▶ What you need to do: A verbatim copy is needed of the lines from the one containing "Clone this chart in Bokeh." down to the one containing "from bokeh.resources import INLINE", inclusive. Print it with no pictures.

▶ Record excerpts:

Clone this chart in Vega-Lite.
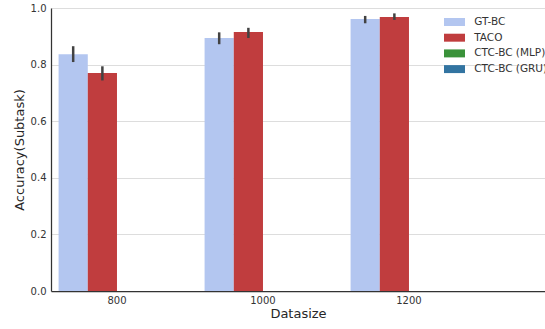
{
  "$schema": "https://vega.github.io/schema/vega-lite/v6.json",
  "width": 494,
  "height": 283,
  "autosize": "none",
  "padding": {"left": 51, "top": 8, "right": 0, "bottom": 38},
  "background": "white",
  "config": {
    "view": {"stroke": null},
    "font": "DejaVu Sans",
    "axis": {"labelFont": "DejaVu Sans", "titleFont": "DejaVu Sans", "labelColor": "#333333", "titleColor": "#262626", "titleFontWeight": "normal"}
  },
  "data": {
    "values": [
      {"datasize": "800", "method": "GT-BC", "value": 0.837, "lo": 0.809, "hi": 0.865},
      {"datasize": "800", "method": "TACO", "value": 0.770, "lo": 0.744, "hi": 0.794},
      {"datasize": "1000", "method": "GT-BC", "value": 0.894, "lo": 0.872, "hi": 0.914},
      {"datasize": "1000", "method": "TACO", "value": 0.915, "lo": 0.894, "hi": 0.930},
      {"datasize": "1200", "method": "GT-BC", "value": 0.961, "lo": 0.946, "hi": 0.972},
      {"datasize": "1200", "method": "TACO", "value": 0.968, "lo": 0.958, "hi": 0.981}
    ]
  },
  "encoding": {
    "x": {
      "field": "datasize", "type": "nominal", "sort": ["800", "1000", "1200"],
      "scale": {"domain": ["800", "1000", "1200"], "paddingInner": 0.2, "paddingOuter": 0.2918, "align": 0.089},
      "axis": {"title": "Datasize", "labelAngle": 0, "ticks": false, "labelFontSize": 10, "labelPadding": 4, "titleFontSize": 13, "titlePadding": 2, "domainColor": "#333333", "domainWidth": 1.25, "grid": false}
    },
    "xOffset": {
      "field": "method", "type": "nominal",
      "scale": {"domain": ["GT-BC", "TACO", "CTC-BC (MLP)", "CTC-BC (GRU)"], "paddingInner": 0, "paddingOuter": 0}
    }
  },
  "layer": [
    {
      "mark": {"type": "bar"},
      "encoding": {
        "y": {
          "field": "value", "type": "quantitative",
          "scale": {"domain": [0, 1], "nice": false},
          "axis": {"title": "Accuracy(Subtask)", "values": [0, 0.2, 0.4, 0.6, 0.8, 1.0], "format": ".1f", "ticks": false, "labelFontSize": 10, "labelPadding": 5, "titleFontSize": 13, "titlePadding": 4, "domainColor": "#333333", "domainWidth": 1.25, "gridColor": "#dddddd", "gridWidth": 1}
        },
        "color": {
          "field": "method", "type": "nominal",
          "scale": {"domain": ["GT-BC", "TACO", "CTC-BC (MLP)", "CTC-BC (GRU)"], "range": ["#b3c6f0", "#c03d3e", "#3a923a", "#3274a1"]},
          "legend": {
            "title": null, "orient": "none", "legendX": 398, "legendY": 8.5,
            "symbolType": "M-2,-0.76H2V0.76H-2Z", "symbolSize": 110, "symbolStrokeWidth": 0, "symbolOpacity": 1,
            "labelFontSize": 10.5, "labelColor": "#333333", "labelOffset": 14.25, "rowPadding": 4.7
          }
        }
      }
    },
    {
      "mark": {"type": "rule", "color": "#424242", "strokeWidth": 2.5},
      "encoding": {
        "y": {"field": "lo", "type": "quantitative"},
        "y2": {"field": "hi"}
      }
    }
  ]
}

---

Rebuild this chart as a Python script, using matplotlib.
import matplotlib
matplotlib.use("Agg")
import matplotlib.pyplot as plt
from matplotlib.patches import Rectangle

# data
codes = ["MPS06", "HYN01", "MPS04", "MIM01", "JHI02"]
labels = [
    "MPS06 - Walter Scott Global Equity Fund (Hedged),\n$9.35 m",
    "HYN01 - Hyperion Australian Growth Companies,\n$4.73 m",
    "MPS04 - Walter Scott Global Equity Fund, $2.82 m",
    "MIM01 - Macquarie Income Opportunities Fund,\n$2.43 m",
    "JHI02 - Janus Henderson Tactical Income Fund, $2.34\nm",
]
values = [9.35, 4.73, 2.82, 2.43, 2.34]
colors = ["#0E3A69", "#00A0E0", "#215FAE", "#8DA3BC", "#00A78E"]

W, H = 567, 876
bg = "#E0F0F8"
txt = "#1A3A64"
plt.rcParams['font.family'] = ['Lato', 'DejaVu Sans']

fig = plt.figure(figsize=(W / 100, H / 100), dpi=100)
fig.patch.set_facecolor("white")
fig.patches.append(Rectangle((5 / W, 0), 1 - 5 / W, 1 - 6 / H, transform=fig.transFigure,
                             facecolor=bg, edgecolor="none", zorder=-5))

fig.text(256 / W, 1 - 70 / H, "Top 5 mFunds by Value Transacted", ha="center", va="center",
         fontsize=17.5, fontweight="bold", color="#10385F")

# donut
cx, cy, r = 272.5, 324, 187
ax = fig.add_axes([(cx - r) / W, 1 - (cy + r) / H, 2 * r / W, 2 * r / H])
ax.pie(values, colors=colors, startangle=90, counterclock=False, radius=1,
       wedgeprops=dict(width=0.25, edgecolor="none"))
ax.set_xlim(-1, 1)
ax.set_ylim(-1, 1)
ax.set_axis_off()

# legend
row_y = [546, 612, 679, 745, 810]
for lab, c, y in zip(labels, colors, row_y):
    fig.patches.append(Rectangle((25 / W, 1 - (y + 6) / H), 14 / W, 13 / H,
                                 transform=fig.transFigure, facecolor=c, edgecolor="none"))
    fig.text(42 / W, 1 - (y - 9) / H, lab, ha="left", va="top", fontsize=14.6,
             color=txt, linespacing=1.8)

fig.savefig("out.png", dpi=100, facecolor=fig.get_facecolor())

==

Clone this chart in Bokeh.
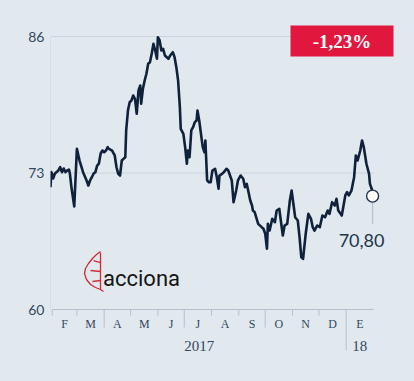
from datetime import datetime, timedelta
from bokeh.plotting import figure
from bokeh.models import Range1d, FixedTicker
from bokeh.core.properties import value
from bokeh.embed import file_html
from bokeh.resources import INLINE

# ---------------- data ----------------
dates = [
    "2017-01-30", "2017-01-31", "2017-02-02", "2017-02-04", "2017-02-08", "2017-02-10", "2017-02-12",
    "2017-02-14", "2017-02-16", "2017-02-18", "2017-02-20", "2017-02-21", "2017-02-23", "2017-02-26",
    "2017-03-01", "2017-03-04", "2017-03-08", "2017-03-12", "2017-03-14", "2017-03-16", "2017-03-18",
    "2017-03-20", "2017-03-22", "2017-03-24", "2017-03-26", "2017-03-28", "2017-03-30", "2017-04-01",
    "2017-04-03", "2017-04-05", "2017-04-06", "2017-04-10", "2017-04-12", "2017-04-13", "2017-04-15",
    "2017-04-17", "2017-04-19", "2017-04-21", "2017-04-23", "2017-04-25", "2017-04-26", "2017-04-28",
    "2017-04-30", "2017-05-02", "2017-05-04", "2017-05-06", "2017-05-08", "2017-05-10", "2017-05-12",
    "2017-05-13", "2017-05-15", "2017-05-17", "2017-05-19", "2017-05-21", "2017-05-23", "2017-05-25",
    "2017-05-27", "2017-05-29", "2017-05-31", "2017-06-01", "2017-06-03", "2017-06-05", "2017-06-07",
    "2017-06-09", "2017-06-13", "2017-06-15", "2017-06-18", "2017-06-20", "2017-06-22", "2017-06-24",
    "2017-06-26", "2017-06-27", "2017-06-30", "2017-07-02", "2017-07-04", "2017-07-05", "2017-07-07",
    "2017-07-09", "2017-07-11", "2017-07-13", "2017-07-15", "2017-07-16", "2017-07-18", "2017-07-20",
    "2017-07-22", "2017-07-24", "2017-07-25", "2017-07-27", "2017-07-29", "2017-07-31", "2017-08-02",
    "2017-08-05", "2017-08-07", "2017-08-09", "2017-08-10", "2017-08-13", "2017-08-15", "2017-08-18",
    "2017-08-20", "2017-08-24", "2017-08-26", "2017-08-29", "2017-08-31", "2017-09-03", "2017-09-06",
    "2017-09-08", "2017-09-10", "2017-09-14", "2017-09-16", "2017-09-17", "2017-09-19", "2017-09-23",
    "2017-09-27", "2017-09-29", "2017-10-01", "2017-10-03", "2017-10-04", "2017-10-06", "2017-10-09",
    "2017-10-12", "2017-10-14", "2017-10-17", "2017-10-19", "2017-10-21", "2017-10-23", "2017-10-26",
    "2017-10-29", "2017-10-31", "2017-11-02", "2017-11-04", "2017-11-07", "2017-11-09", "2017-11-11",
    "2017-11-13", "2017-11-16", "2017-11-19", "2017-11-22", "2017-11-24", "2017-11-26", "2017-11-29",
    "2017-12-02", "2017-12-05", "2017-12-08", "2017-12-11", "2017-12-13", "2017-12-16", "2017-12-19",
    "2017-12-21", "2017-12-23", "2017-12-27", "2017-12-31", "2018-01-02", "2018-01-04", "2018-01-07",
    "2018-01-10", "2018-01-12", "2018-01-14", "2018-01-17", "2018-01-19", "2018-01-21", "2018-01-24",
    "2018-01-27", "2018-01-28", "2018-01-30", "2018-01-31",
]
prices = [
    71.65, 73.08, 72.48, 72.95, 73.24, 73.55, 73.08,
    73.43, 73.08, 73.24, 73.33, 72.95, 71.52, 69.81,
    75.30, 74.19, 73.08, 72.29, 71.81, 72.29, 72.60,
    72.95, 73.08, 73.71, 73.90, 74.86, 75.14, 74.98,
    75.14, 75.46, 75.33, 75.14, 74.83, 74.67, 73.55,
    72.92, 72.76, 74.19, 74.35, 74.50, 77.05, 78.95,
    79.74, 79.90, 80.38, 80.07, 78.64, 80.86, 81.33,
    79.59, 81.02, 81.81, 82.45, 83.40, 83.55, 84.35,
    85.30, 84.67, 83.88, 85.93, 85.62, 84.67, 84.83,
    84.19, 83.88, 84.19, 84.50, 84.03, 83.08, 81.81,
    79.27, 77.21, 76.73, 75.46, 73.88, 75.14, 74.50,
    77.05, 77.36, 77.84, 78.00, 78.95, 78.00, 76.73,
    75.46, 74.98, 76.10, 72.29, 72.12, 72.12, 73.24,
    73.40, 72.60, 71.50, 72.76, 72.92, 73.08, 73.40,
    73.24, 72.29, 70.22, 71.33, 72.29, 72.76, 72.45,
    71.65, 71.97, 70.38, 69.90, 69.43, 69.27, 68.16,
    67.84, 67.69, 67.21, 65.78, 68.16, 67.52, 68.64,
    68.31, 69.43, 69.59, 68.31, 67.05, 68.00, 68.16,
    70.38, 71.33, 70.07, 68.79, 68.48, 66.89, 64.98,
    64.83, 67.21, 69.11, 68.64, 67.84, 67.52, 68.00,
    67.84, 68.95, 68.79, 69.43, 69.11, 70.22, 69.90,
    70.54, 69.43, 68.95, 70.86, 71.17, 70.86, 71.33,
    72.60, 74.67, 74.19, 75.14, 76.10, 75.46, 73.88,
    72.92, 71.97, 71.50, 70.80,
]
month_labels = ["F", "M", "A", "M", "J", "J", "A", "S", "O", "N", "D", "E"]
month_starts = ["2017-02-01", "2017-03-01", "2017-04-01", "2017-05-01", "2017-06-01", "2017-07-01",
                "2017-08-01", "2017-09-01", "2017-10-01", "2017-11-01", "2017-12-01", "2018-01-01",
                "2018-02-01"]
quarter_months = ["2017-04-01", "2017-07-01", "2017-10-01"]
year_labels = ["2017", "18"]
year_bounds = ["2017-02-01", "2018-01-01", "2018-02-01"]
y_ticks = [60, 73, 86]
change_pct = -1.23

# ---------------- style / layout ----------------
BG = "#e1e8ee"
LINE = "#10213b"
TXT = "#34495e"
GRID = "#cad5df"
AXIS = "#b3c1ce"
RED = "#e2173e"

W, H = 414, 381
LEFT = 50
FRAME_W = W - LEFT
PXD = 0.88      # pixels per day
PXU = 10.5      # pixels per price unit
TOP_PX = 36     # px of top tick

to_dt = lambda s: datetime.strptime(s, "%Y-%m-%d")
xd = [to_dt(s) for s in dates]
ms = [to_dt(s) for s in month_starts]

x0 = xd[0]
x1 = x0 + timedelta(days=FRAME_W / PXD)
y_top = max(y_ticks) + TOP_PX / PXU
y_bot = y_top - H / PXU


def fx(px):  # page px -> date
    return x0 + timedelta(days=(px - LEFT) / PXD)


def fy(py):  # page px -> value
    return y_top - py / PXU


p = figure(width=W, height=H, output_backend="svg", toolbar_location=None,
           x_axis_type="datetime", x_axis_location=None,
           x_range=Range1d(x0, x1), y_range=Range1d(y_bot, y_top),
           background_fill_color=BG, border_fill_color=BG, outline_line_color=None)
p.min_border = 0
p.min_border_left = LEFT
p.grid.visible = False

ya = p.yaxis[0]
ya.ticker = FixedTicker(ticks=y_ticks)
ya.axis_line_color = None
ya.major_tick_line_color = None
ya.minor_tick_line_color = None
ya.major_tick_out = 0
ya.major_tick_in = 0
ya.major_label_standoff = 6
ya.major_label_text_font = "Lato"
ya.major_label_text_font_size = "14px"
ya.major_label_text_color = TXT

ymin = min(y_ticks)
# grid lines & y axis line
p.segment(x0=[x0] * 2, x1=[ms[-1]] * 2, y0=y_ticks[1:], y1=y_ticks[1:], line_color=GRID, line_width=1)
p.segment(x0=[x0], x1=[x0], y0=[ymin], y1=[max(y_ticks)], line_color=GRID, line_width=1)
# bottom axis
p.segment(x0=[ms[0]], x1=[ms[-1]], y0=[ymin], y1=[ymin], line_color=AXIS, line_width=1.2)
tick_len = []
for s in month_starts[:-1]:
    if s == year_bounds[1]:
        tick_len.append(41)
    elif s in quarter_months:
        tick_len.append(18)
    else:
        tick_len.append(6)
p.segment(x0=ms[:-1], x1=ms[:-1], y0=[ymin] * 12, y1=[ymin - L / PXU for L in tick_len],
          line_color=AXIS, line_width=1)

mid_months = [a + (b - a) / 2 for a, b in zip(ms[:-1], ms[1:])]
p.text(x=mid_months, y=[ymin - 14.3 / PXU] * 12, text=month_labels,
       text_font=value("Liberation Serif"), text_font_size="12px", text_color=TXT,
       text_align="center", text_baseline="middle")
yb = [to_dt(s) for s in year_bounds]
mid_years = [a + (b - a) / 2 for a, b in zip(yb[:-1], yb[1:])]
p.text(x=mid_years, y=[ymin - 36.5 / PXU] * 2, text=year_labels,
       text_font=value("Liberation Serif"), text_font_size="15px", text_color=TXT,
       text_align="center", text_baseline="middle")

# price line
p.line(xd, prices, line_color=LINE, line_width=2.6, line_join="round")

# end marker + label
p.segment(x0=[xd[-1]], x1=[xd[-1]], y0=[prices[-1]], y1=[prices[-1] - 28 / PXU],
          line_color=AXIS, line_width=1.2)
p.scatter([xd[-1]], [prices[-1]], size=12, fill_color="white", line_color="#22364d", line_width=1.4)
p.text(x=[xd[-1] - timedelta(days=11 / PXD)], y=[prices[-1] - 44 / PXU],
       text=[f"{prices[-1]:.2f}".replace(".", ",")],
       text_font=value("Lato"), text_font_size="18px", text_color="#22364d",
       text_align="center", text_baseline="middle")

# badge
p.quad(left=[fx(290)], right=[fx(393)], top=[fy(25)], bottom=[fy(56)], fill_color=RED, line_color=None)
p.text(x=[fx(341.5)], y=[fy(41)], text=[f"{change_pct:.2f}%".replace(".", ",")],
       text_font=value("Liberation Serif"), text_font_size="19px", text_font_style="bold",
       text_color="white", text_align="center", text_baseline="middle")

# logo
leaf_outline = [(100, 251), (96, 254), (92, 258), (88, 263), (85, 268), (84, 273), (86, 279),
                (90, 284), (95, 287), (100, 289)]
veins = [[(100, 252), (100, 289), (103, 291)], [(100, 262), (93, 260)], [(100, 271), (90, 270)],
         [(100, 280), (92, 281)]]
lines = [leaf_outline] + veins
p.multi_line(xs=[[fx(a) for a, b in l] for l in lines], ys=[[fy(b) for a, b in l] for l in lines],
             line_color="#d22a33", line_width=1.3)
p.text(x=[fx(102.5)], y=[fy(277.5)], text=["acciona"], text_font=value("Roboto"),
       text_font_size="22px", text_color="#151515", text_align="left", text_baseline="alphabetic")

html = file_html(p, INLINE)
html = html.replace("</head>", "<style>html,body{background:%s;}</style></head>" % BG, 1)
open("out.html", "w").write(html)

▶ Correct result:
Clone this chart in Bokeh.
from datetime import datetime, timedelta
from bokeh.plotting import figure
from bokeh.models import Range1d, FixedTicker
from bokeh.core.properties import value
from bokeh.embed import file_html
from bokeh.resources import INLINE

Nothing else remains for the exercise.